Corcoran is now travelling back to New Zealand with her trophy and expects to arrive in Christchurch tomorrow.

The last week of racing had been great preparation for the 2009 World Championship to be held on the same track, Corcoran said on her blogspot on Sunday.

"There are three rather difficult corners/transitions in this track for me [and] in all four of my race runs I got those sections of the track clean with no hits or skids, so my aim of entering the world champs with detailed notes of how to do those sections is achieved,'' she
said.

Corcoran went into the weekend's competition ranked second, having earlier won two of the six-race series.

Several nations sent their top World Cup competitors to the final two races of the America's Cup at Lake Placid to gain experience for the 2009 championships, providing tougher than usual competition at the second-tier event.

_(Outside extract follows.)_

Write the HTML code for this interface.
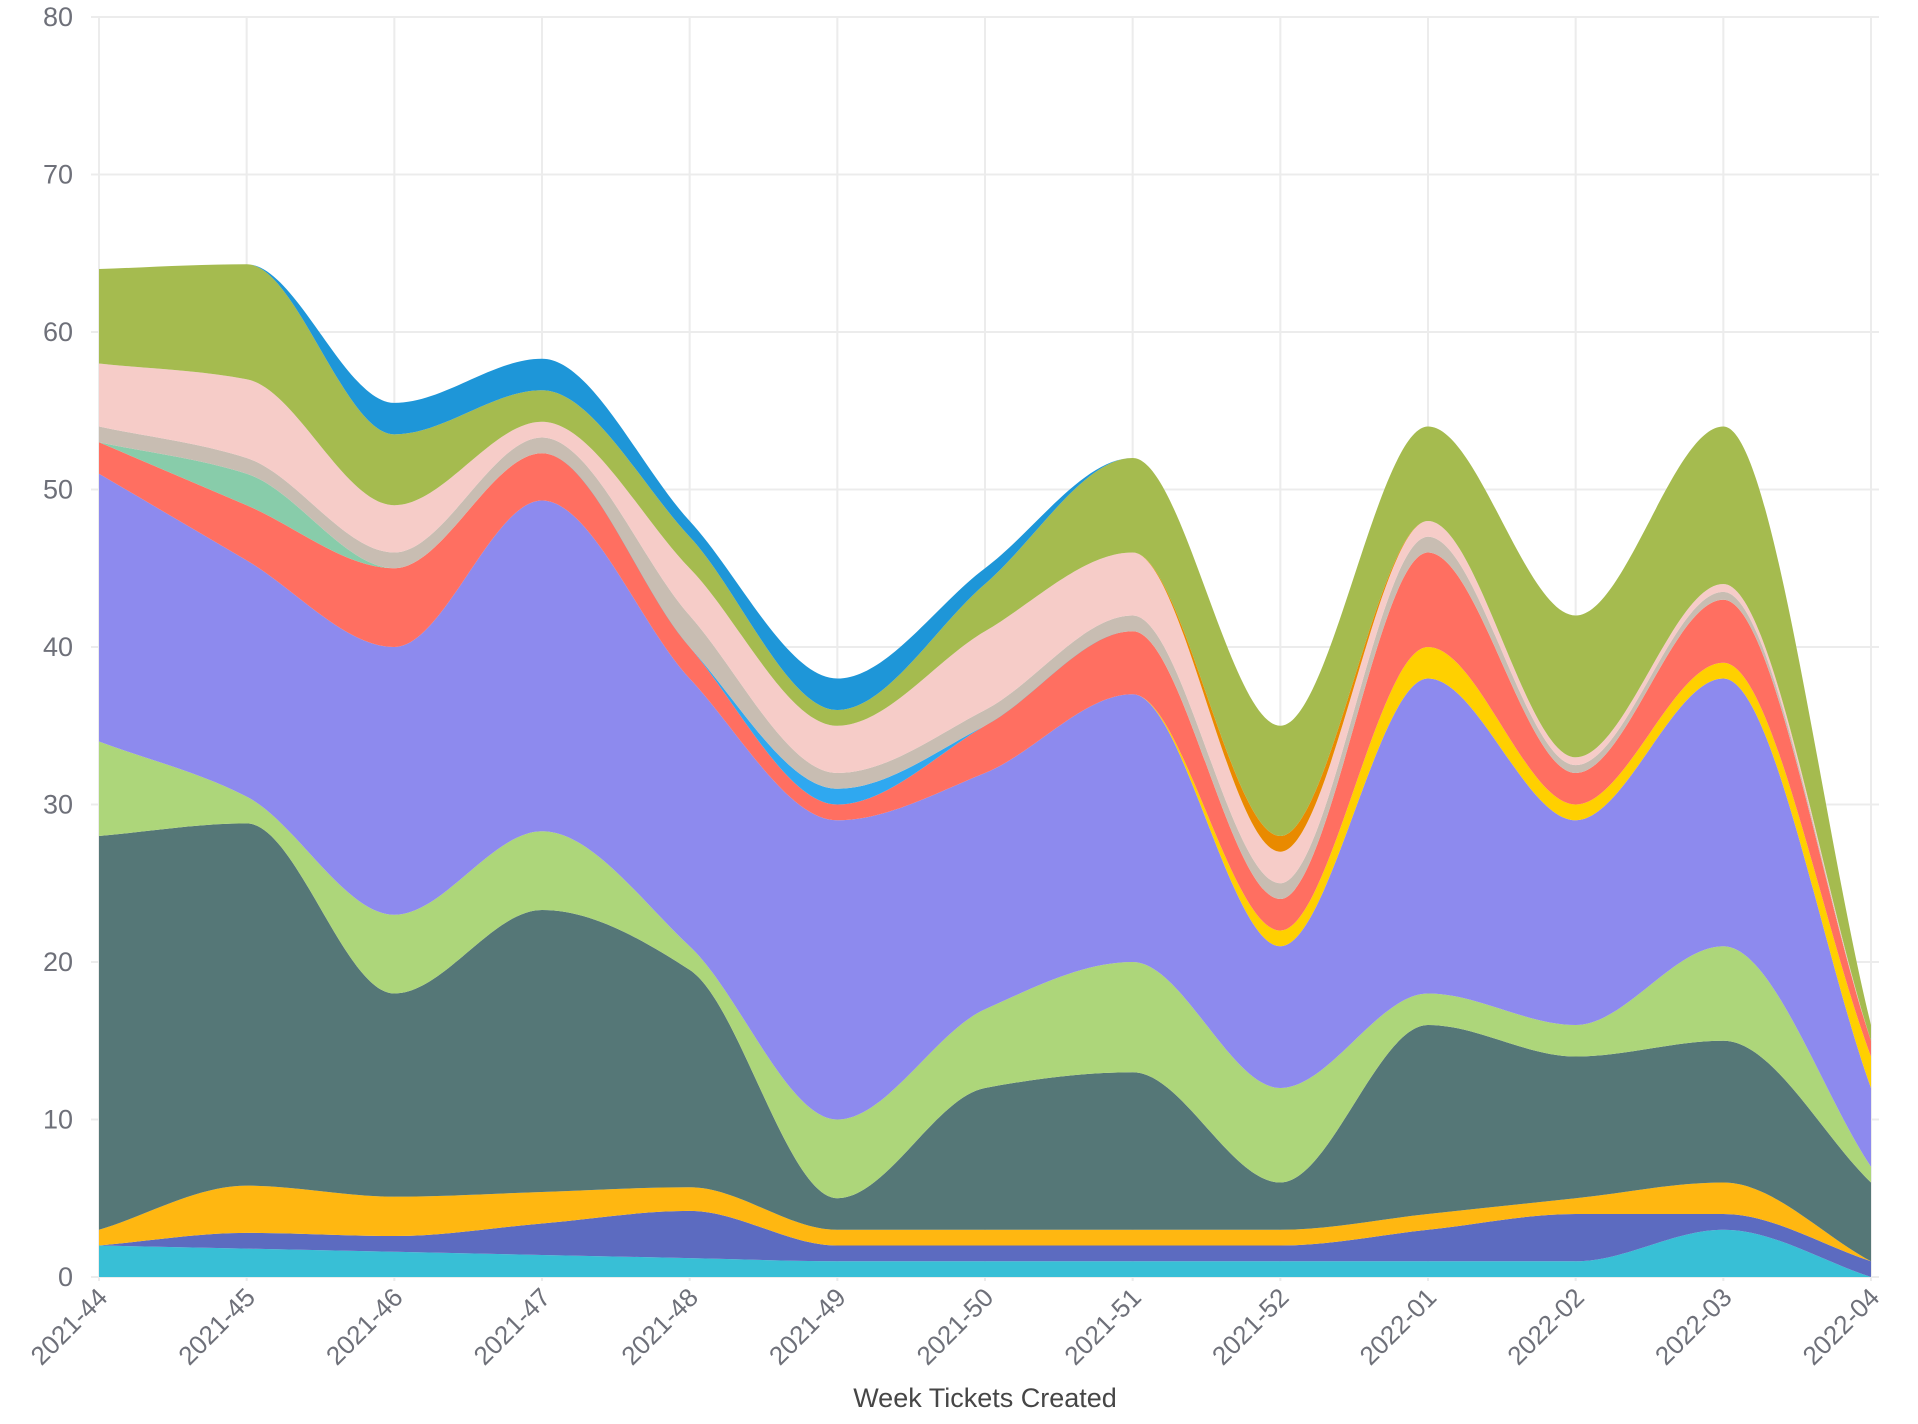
<!DOCTYPE html>
<html><head><meta charset="utf-8"><style>
html,body{margin:0;padding:0;background:#fff;}
svg{display:block;font-family:"Liberation Sans",sans-serif;}
</style></head><body>
<svg id="c" width="1918" height="1424" viewBox="0 0 1918 1424"></svg>
<script>
const svg=document.getElementById('c');
const X0=99,X1=1871,Y0=1277,YS=15.75;
const n=13,dx=(X1-X0)/12;
const xs=[...Array(n)].map((_,i)=>X0+i*dx);
const y=v=>Y0-v*YS;
let h='';
for(let v=0;v<=80;v+=10){h+=`<line x1="${X0-8}" x2="${X1+8}" y1="${y(v)}" y2="${y(v)}" stroke="#ececec" stroke-width="2"/>`;
h+=`<text x="73" y="${y(v)+9}" text-anchor="end" font-size="27" fill="#6e7079">${v}</text>`;}
xs.forEach(x=>{h+=`<line x1="${x}" x2="${x}" y1="${y(80)}" y2="${Y0+4}" stroke="#ececec" stroke-width="2"/>`;});
const tops=[
['#38bfd6',[2,1.8,1.6,1.4,1.2,1,1,1,1,1,1,3,0]],
['#5c6bc0',[2,2.8,2.6,3.4,4.2,2,2,2,2,3,4,4,1]],
['#ffb711',[3,5.8,5.1,5.4,5.7,3,3,3,3,4,5,6,1]],
['#557777',[28,28.8,18,23.3,19.5,5,12,13,6,16,14,15,6]],
['#add67a',[34,30.5,23,28.3,21,10,17,20,12,18,16,21,7]],
['#8d8aee',[51,45.5,40,49.3,38,29,32,37,21,38,29,38,12]],
['#ffd000',[51,45.5,40,49.3,38,29,32,37,22,40,30,39,14]],
['#ff6f61',[53,49,45,52.3,40,30,35,41,24,46,32,43,15]],
['#2fa8f0',[53,49,45,52.3,40,31,35,41,24,46,32,43,15]],
['#88ccaa',[53,51,45,52.3,40,31,35,41,24,46,32,43,15]],
['#c8bdb2',[54,52,46,53.3,42,32,36,42,25,47,32.5,43.5,15]],
['#f6ccc8',[58,57,49,54.3,45,35,41,46,27,48,33,44,15]],
['#e98a00',[58,57,49,54.3,45,35,41,46,28,48,33,44,15]],
['#a5bb4f',[64,64.3,53.5,56.3,47,36,44,52,35,54,42,54,16]],
['#1e96d8',[64,64.3,55.5,58.3,48,38,45,52,35,54,42,54,16]]];
function mono(px,py){
 const k=px.length,d=[],m=[];
 for(let i=0;i<k-1;i++)d.push((py[i+1]-py[i])/(px[i+1]-px[i]));
 for(let i=0;i<k;i++)m.push(0);
 for(let i=1;i<k-1;i++){m[i]=d[i-1]*d[i]<=0?0:2/(1/d[i-1]+1/d[i]);}
 m[0]=d[0];m[k-1]=d[k-2];
 const segs=[];
 for(let i=0;i<k-1;i++){const hh=(px[i+1]-px[i])/3;
  segs.push([px[i]+hh,py[i]+m[i]*hh,px[i+1]-hh,py[i+1]-m[i+1]*hh,px[i+1],py[i+1]]);}
 return segs;
}
let prev=xs.map(()=>Y0);
tops.forEach(([c,v])=>{
 const py=v.map(y);
 const s=mono(xs,py);
 let p=`M${xs[0]},${py[0]}`;
 s.forEach(q=>p+=`C${q.join(',')}`);
 const rx=[...xs].reverse(),ry=[...prev].reverse();
 const s2=mono(rx,ry);
 p+=`L${rx[0]},${ry[0]}`;
 s2.forEach(q=>p+=`C${q.join(',')}`);
 p+='Z';
 h+=`<path d="${p}" fill="${c}"/>`;
 prev=py;
});
const labs=['2021-44','2021-45','2021-46','2021-47','2021-48','2021-49','2021-50','2021-51','2021-52','2022-01','2022-02','2022-03','2022-04'];
xs.forEach((x,i)=>{h+=`<text transform="translate(${x+10},${Y0+22}) rotate(-45)" text-anchor="end" font-size="26" fill="#6e7079">${labs[i]}</text>`;});
h+=`<text x="985" y="1407" text-anchor="middle" font-size="27" fill="#464646">Week Tickets Created</text>`;
svg.innerHTML=h;
</script>
</body></html>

Corcoran finished 11th of the 26 competitors but still had enough points from her earlier races to win the trophy outright.

Corcoran said she could not wait to be home after a seven-month season overseas, during which she took just one week off at Christmas to spend with her grandmother in Liverpool.

"I have really felt the length of the season over these last two weeks. I have raced in more races than any other [skeleton racing] athletes, been away from home for longer than any other athlete and probably had more runs than most, too. I am ready for a few days off. My aim was to get as many runs in this year as physically possible and I sure did,'' she said.

Among her other achievements this season was to record a personal best push time of 5.84sec.

She also recorded her best down time and was thrilled to be competing without pain after problems with her shoulders last season.